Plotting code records

>> START

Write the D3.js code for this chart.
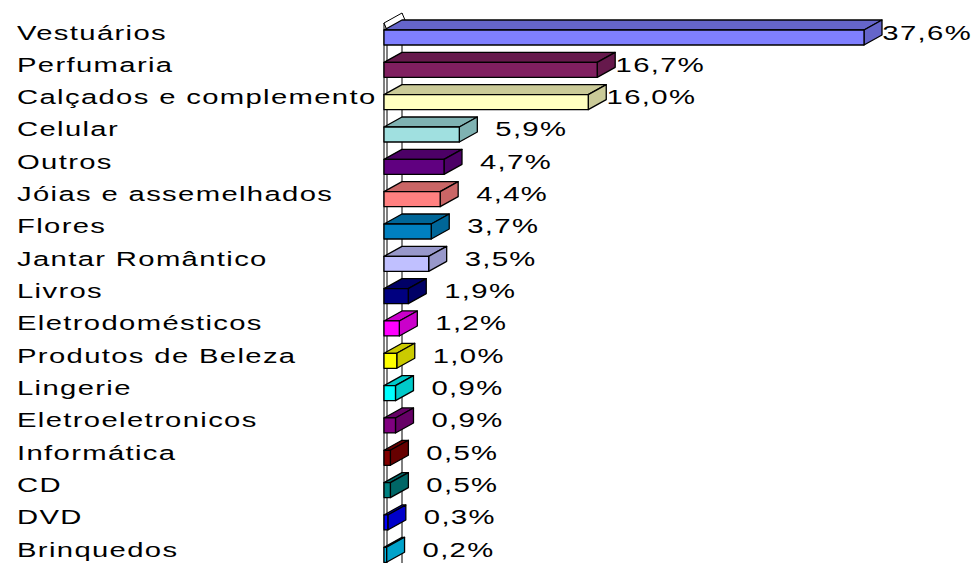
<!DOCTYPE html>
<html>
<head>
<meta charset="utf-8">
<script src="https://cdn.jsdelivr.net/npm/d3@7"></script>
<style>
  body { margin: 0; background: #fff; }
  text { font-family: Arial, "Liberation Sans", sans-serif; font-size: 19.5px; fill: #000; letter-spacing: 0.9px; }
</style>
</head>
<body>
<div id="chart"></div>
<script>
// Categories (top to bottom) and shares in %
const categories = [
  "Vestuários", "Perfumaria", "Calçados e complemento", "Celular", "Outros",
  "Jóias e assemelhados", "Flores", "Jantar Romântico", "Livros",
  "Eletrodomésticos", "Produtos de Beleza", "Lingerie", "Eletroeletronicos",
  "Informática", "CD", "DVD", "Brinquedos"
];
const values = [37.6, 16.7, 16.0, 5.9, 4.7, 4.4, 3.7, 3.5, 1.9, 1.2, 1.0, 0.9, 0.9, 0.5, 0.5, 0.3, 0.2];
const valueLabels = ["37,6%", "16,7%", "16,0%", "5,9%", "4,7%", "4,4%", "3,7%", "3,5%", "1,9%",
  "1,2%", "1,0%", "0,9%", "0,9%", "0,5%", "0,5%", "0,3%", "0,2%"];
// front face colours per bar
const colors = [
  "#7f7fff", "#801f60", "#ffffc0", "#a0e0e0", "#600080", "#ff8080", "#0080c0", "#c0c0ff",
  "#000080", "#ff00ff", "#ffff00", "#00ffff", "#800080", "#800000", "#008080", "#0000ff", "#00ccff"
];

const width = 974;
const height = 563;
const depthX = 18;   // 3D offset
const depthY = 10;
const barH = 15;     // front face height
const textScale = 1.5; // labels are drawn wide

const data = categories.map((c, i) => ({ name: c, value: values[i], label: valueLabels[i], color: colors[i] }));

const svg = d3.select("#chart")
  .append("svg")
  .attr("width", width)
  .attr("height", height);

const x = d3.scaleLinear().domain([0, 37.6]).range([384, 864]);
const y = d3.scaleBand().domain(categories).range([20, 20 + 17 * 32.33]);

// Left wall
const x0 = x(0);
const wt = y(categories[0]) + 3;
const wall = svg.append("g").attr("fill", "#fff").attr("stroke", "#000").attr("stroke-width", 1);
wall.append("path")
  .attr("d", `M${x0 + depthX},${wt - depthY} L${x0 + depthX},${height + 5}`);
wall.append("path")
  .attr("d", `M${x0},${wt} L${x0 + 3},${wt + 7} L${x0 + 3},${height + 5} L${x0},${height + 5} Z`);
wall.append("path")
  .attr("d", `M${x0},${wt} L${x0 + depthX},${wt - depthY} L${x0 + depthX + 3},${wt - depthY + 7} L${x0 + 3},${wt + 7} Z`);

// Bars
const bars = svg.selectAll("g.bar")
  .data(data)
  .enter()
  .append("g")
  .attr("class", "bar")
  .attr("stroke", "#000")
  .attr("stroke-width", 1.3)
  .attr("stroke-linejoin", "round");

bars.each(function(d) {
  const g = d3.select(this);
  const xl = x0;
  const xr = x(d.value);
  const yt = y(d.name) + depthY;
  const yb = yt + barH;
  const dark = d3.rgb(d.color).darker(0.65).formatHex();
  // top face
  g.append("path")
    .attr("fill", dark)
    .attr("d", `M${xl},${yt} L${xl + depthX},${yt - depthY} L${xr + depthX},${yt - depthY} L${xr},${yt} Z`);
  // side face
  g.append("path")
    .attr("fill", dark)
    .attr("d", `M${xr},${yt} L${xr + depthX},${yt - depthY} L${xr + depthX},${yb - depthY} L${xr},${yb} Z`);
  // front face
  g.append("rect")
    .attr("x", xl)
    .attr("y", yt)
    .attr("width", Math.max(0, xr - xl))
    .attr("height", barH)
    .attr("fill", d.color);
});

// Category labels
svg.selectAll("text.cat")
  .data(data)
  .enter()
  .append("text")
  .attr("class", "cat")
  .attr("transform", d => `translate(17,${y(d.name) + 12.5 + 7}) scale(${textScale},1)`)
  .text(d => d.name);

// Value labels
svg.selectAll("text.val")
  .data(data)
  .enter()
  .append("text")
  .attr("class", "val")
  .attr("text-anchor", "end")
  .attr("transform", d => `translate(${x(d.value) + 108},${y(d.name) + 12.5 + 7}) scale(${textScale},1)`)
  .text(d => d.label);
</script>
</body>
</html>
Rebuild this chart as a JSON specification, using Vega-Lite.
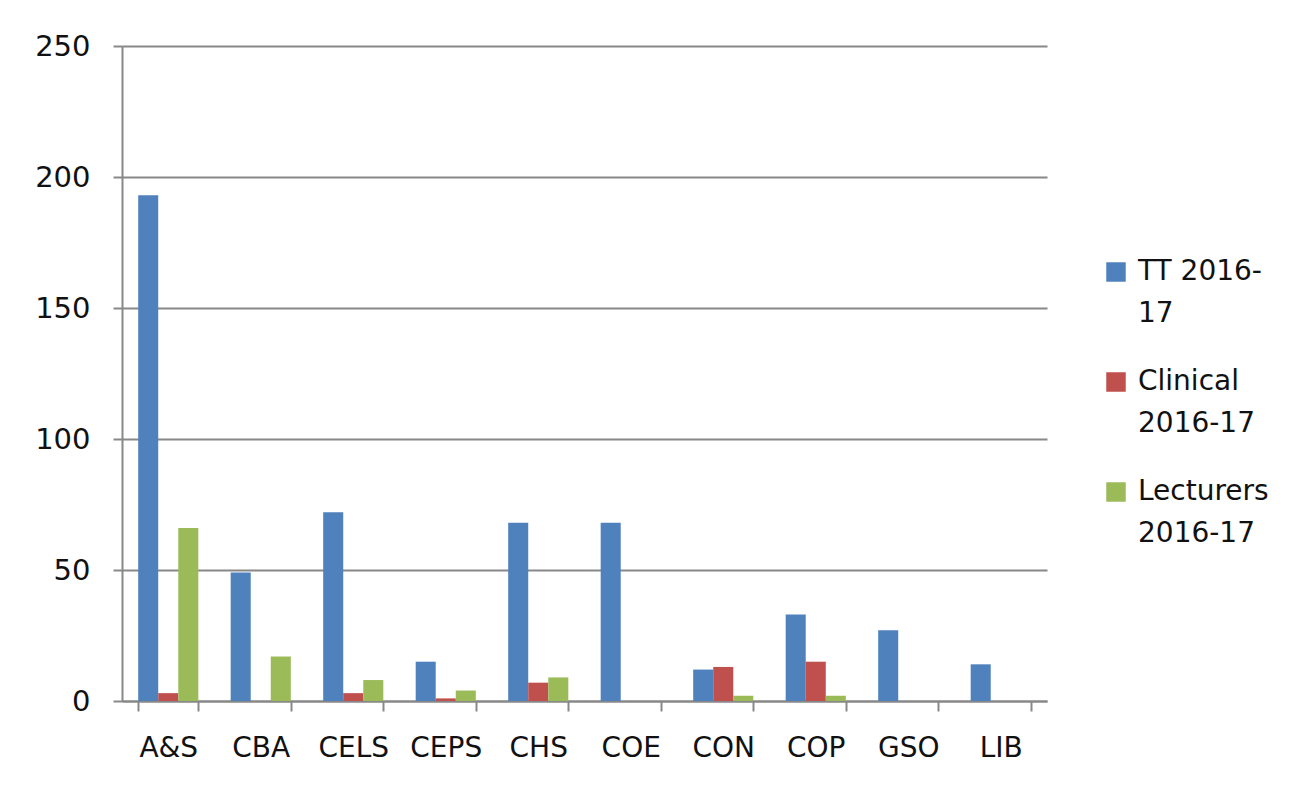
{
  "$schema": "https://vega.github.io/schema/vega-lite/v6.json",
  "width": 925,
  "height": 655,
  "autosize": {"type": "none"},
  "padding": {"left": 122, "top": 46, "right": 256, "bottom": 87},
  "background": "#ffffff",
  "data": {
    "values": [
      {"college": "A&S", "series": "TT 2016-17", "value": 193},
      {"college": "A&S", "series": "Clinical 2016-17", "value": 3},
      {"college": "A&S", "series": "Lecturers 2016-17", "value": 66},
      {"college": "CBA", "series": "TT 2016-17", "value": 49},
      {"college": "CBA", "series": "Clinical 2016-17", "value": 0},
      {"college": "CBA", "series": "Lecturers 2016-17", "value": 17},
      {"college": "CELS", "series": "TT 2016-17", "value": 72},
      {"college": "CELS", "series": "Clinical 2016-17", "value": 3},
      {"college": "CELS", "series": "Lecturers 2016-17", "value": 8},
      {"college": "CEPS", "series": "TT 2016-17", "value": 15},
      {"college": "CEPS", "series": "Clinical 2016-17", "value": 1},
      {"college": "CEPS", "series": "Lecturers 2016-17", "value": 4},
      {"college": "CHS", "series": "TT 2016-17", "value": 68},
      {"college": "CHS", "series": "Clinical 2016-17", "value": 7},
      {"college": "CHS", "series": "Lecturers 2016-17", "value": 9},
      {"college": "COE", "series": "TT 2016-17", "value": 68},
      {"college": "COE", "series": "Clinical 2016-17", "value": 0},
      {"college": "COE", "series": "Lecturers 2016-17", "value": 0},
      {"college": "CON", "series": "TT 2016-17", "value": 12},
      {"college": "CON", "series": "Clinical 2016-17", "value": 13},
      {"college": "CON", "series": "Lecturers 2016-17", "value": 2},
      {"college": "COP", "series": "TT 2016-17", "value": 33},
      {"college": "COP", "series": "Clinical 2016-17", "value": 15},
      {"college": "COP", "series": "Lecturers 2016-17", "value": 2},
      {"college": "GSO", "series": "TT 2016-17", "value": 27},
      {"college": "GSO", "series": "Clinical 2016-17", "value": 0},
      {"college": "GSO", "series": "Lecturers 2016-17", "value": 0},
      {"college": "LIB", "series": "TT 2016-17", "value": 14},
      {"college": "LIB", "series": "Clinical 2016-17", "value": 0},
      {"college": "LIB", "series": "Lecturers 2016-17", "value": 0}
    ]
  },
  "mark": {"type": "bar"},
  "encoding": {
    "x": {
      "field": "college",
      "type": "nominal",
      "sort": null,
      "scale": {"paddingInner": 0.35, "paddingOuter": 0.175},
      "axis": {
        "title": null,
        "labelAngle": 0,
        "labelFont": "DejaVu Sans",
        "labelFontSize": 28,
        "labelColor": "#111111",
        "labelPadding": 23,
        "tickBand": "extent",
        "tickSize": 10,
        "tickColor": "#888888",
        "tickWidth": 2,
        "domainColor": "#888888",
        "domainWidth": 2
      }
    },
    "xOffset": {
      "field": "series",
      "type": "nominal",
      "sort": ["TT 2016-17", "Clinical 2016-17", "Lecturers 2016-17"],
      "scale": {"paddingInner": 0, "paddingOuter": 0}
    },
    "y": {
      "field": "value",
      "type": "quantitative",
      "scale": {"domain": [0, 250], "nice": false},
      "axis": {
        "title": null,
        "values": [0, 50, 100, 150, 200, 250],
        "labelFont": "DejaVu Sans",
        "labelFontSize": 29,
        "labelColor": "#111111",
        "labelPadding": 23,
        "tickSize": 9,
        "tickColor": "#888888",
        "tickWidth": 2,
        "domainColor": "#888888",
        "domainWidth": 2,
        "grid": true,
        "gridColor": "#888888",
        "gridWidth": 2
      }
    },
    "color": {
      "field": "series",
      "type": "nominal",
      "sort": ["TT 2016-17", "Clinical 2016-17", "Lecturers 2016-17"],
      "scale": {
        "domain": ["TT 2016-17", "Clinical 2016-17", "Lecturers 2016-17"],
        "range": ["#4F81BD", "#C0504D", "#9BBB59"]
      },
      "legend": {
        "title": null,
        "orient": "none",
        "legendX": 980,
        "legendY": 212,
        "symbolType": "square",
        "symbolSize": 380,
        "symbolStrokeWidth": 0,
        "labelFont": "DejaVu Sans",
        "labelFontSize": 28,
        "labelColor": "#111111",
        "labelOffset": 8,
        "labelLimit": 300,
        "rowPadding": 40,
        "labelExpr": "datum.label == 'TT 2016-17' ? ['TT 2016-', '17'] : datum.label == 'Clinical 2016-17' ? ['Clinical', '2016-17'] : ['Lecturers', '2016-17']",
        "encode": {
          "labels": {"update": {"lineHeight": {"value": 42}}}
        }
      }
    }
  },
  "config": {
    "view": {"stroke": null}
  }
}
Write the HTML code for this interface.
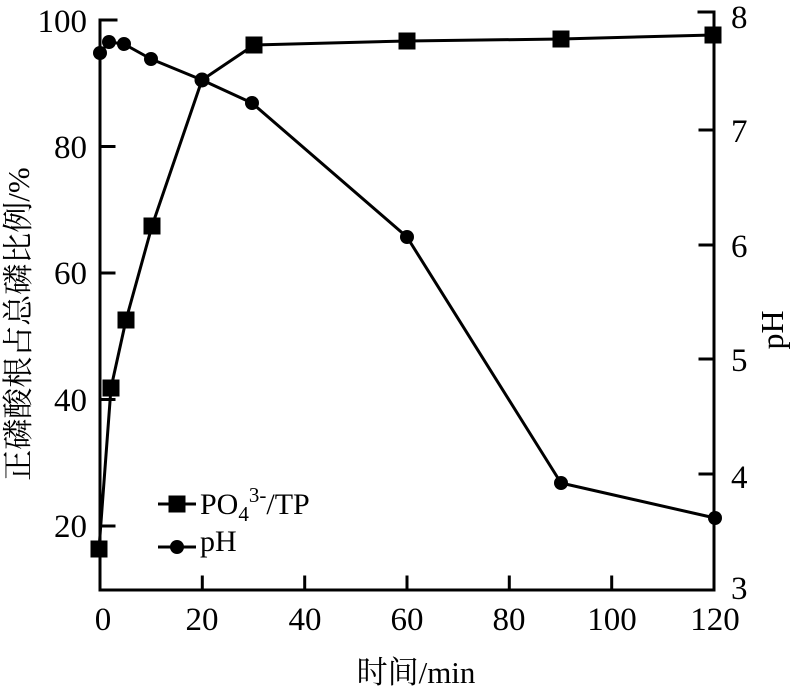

>> END

WORK TO COMPLETE - Begin at the first line of the entries above and return each line exactly, stopping after the line that contains "const y = d3.scaleBand().domain(categories).range([20, 20". Pictures do not belong in the copy.

WRITTEN ANSWER -
Write the D3.js code for this chart.
<!DOCTYPE html>
<html>
<head>
<meta charset="utf-8">
<script src="https://cdn.jsdelivr.net/npm/d3@7"></script>
<style>
  body { margin: 0; background: #fff; }
  text { font-family: Arial, "Liberation Sans", sans-serif; font-size: 19.5px; fill: #000; letter-spacing: 0.9px; }
</style>
</head>
<body>
<div id="chart"></div>
<script>
// Categories (top to bottom) and shares in %
const categories = [
  "Vestuários", "Perfumaria", "Calçados e complemento", "Celular", "Outros",
  "Jóias e assemelhados", "Flores", "Jantar Romântico", "Livros",
  "Eletrodomésticos", "Produtos de Beleza", "Lingerie", "Eletroeletronicos",
  "Informática", "CD", "DVD", "Brinquedos"
];
const values = [37.6, 16.7, 16.0, 5.9, 4.7, 4.4, 3.7, 3.5, 1.9, 1.2, 1.0, 0.9, 0.9, 0.5, 0.5, 0.3, 0.2];
const valueLabels = ["37,6%", "16,7%", "16,0%", "5,9%", "4,7%", "4,4%", "3,7%", "3,5%", "1,9%",
  "1,2%", "1,0%", "0,9%", "0,9%", "0,5%", "0,5%", "0,3%", "0,2%"];
// front face colours per bar
const colors = [
  "#7f7fff", "#801f60", "#ffffc0", "#a0e0e0", "#600080", "#ff8080", "#0080c0", "#c0c0ff",
  "#000080", "#ff00ff", "#ffff00", "#00ffff", "#800080", "#800000", "#008080", "#0000ff", "#00ccff"
];

const width = 974;
const height = 563;
const depthX = 18;   // 3D offset
const depthY = 10;
const barH = 15;     // front face height
const textScale = 1.5; // labels are drawn wide

const data = categories.map((c, i) => ({ name: c, value: values[i], label: valueLabels[i], color: colors[i] }));

const svg = d3.select("#chart")
  .append("svg")
  .attr("width", width)
  .attr("height", height);

const x = d3.scaleLinear().domain([0, 37.6]).range([384, 864]);
const y = d3.scaleBand().domain(categories).range([20, 20 + 17 * 32.33]);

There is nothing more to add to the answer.